Check each line of the listing, and copy it if it contains the word "that".
* start RECORDS FOR THIS EXERCISE *
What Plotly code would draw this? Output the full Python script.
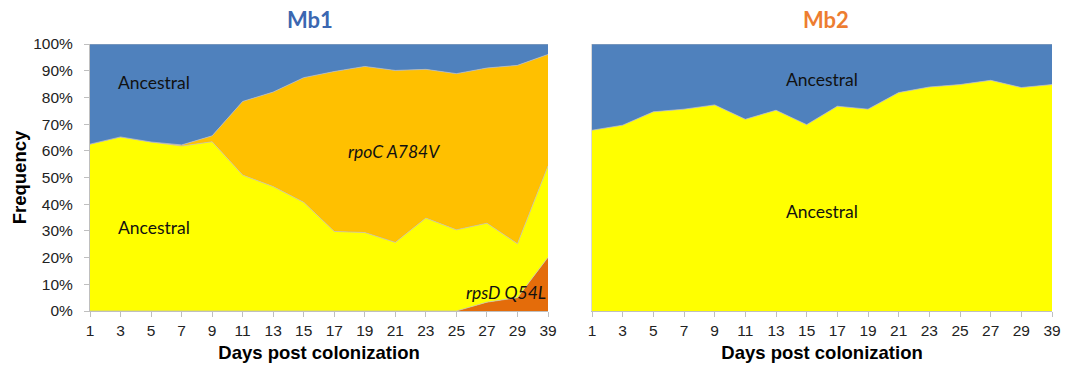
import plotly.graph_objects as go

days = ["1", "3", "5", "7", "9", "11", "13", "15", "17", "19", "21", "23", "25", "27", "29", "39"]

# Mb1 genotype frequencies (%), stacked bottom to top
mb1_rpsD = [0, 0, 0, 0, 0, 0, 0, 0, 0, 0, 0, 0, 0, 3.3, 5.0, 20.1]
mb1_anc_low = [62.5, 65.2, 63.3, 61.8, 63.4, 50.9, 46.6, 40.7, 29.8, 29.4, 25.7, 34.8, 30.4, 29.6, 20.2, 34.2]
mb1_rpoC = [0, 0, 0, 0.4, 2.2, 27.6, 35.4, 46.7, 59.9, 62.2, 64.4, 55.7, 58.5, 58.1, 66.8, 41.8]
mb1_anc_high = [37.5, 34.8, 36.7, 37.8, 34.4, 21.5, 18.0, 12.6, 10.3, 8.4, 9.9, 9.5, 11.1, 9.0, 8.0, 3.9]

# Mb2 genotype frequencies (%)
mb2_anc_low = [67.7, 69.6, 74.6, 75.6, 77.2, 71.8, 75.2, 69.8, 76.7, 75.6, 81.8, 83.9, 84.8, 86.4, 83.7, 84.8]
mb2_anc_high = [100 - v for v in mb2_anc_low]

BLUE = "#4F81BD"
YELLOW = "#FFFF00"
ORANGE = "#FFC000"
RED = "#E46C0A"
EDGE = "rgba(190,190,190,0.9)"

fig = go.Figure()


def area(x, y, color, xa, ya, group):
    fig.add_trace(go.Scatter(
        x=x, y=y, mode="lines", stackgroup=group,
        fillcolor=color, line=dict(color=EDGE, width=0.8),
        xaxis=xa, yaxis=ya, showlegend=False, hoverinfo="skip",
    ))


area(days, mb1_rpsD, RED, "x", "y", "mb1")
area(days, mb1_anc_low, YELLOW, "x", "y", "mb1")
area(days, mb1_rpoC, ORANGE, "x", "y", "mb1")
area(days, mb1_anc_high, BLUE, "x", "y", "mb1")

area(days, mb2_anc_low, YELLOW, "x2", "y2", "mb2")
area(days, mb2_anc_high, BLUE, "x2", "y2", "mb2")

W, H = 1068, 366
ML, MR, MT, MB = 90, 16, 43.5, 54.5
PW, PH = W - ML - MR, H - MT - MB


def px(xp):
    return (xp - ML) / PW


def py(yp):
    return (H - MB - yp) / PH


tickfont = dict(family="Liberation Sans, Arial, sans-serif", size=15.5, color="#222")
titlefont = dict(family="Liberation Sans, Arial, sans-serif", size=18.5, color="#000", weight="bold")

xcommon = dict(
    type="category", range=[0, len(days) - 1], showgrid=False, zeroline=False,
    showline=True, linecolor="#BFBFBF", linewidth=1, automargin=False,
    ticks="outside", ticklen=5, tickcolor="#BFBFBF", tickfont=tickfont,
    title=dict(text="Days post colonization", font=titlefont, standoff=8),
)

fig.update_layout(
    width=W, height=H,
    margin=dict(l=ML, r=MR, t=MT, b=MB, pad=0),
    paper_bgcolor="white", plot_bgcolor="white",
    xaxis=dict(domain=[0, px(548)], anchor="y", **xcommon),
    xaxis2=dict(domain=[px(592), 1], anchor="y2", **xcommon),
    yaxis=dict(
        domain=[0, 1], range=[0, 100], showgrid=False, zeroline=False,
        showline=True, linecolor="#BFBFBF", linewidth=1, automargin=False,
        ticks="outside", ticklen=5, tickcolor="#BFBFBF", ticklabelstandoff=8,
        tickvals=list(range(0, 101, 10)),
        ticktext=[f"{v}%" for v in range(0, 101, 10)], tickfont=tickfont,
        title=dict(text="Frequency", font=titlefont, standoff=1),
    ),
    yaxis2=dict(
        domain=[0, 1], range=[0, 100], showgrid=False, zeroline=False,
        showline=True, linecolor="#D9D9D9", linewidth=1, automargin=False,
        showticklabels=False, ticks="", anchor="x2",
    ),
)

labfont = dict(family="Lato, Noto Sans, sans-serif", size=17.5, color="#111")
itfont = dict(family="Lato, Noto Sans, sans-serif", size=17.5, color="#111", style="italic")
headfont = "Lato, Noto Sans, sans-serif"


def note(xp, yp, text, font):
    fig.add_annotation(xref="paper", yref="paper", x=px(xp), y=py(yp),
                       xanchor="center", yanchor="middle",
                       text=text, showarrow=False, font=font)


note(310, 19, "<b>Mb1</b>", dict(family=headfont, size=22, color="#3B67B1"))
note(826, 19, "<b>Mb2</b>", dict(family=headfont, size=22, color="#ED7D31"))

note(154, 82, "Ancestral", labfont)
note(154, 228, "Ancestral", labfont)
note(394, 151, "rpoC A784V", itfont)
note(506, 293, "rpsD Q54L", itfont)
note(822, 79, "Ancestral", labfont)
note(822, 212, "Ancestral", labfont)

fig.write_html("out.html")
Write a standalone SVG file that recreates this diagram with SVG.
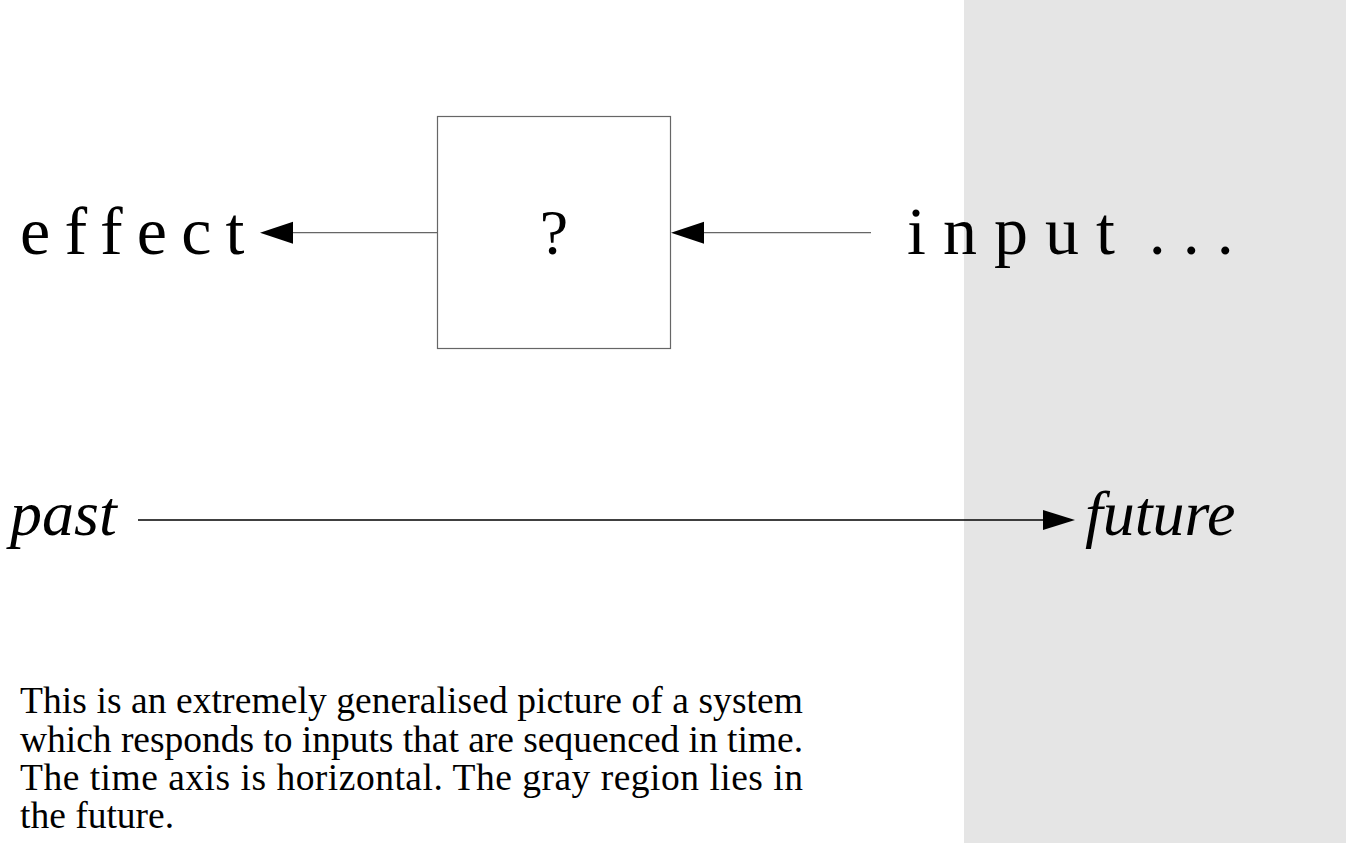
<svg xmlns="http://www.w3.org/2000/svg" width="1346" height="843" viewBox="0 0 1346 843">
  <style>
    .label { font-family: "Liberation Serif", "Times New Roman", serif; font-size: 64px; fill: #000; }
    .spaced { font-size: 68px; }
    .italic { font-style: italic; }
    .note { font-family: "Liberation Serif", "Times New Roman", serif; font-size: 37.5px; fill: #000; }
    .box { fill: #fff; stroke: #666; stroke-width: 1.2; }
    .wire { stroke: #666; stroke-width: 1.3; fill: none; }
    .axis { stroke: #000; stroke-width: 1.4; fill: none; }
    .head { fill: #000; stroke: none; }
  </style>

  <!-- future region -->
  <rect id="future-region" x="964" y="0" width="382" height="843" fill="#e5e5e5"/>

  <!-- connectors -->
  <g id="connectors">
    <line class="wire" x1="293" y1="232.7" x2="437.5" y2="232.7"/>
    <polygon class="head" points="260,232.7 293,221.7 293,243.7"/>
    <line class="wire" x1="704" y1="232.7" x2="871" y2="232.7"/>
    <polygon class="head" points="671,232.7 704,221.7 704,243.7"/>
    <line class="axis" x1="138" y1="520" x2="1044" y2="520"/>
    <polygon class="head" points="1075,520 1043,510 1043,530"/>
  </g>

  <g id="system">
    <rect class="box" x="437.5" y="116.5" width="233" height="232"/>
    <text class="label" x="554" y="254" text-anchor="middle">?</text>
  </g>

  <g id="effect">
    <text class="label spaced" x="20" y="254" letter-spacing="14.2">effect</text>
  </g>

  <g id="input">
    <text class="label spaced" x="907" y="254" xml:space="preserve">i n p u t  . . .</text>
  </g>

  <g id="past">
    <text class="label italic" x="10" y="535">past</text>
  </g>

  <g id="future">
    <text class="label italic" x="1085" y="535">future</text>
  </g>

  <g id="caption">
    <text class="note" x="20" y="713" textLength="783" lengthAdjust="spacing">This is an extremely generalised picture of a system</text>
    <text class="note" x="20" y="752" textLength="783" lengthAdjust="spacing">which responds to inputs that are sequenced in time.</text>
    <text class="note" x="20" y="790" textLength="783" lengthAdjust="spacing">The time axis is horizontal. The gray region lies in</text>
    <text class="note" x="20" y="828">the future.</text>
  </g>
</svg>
* end RECORDS FOR THIS EXERCISE *
**TASK SOLUTION**
Write a standalone SVG file that recreates this diagram with SVG.
    <text class="note" x="20" y="752" textLength="783" lengthAdjust="spacing">which responds to inputs that are sequenced in time.</text>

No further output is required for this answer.